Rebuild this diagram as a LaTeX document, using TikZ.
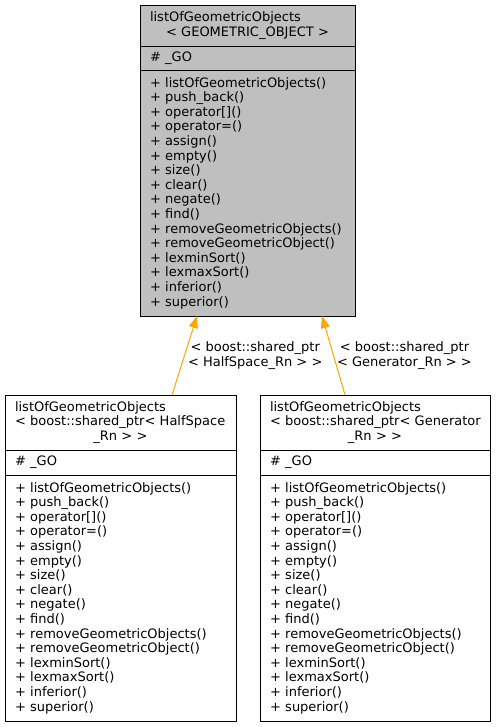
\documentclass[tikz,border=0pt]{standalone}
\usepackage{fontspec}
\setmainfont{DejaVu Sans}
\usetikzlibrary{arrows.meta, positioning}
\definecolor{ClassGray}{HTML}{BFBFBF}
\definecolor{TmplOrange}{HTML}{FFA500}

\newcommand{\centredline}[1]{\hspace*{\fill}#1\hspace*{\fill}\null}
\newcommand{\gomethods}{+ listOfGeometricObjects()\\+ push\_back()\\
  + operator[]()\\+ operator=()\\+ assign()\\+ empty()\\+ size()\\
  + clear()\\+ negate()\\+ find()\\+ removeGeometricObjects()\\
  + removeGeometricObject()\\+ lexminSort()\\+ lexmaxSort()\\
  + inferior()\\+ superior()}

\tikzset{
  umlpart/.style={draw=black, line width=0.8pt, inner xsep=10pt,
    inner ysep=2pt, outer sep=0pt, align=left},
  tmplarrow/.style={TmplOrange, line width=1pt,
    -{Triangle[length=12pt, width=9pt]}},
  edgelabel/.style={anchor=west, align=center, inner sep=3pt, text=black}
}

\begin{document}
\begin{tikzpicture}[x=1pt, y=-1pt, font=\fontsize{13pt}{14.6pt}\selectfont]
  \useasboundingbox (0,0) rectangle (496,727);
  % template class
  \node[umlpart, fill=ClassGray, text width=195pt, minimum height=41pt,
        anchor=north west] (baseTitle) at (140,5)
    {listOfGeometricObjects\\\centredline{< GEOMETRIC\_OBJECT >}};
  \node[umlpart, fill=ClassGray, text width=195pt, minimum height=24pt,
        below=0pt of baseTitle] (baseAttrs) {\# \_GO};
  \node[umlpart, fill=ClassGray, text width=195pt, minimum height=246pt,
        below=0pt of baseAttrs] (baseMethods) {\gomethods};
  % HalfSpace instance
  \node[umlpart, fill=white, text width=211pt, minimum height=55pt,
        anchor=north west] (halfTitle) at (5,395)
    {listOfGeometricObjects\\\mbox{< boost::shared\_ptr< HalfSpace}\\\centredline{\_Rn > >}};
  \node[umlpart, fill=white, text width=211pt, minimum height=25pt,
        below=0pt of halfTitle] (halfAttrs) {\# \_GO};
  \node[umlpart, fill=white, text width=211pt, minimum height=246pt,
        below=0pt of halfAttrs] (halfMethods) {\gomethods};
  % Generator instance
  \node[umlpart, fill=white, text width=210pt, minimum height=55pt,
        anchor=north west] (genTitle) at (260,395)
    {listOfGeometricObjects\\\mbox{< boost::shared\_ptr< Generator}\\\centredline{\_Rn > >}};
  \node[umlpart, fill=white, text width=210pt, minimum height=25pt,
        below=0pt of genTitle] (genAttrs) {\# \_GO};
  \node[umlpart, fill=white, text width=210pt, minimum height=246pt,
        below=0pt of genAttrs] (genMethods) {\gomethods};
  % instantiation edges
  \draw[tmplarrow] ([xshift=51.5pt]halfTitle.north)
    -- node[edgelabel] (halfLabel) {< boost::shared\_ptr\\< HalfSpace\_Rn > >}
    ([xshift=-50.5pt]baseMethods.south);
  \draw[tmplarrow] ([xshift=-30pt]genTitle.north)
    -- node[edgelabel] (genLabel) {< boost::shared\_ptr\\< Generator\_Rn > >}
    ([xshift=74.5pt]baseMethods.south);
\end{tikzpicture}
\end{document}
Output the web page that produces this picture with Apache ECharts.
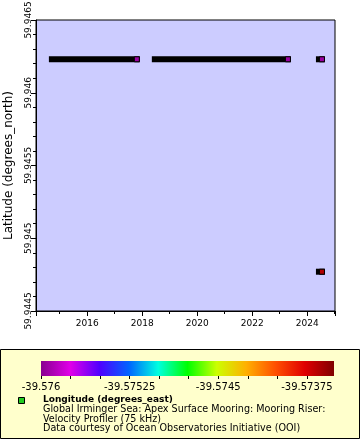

┄┄┄┄┄┄┄┄┄┄

- **The problem**:
Reproduce the material in its entirety and word for word, without the pictures.

- **Solution**:
Rebuild this diagram as a LaTeX document, using TikZ.
\documentclass[tikz,border=0pt]{standalone}
\usepackage{fontspec}
\setmainfont{DejaVu Sans}
\usetikzlibrary{arrows.meta, positioning}
\definecolor{ClassGray}{HTML}{BFBFBF}
\definecolor{TmplOrange}{HTML}{FFA500}

\newcommand{\centredline}[1]{\hspace*{\fill}#1\hspace*{\fill}\null}
\newcommand{\gomethods}{+ listOfGeometricObjects()\\+ push\_back()\\
  + operator[]()\\+ operator=()\\+ assign()\\+ empty()\\+ size()\\
  + clear()\\+ negate()\\+ find()\\+ removeGeometricObjects()\\
  + removeGeometricObject()\\+ lexminSort()\\+ lexmaxSort()\\
  + inferior()\\+ superior()}

\tikzset{
  umlpart/.style={draw=black, line width=0.8pt, inner xsep=10pt,
    inner ysep=2pt, outer sep=0pt, align=left},
  tmplarrow/.style={TmplOrange, line width=1pt,
    -{Triangle[length=12pt, width=9pt]}},
  edgelabel/.style={anchor=west, align=center, inner sep=3pt, text=black}
}

\begin{document}
\begin{tikzpicture}[x=1pt, y=-1pt, font=\fontsize{13pt}{14.6pt}\selectfont]
  \useasboundingbox (0,0) rectangle (496,727);
  % template class
  \node[umlpart, fill=ClassGray, text width=195pt, minimum height=41pt,
        anchor=north west] (baseTitle) at (140,5)
    {listOfGeometricObjects\\\centredline{< GEOMETRIC\_OBJECT >}};
  \node[umlpart, fill=ClassGray, text width=195pt, minimum height=24pt,
        below=0pt of baseTitle] (baseAttrs) {\# \_GO};
  \node[umlpart, fill=ClassGray, text width=195pt, minimum height=246pt,
        below=0pt of baseAttrs] (baseMethods) {\gomethods};
  % HalfSpace instance
  \node[umlpart, fill=white, text width=211pt, minimum height=55pt,
        anchor=north west] (halfTitle) at (5,395)
    {listOfGeometricObjects\\\mbox{< boost::shared\_ptr< HalfSpace}\\\centredline{\_Rn > >}};
  \node[umlpart, fill=white, text width=211pt, minimum height=25pt,
        below=0pt of halfTitle] (halfAttrs) {\# \_GO};
  \node[umlpart, fill=white, text width=211pt, minimum height=246pt,
        below=0pt of halfAttrs] (halfMethods) {\gomethods};
  % Generator instance
  \node[umlpart, fill=white, text width=210pt, minimum height=55pt,
        anchor=north west] (genTitle) at (260,395)
    {listOfGeometricObjects\\\mbox{< boost::shared\_ptr< Generator}\\\centredline{\_Rn > >}};
  \node[umlpart, fill=white, text width=210pt, minimum height=25pt,
        below=0pt of genTitle] (genAttrs) {\# \_GO};
  \node[umlpart, fill=white, text width=210pt, minimum height=246pt,
        below=0pt of genAttrs] (genMethods) {\gomethods};
  % instantiation edges
  \draw[tmplarrow] ([xshift=51.5pt]halfTitle.north)
    -- node[edgelabel] (halfLabel) {< boost::shared\_ptr\\< HalfSpace\_Rn > >}
    ([xshift=-50.5pt]baseMethods.south);
  \draw[tmplarrow] ([xshift=-30pt]genTitle.north)
    -- node[edgelabel] (genLabel) {< boost::shared\_ptr\\< Generator\_Rn > >}
    ([xshift=74.5pt]baseMethods.south);
\end{tikzpicture}
\end{document}
Output the web page that produces this picture with Apache ECharts.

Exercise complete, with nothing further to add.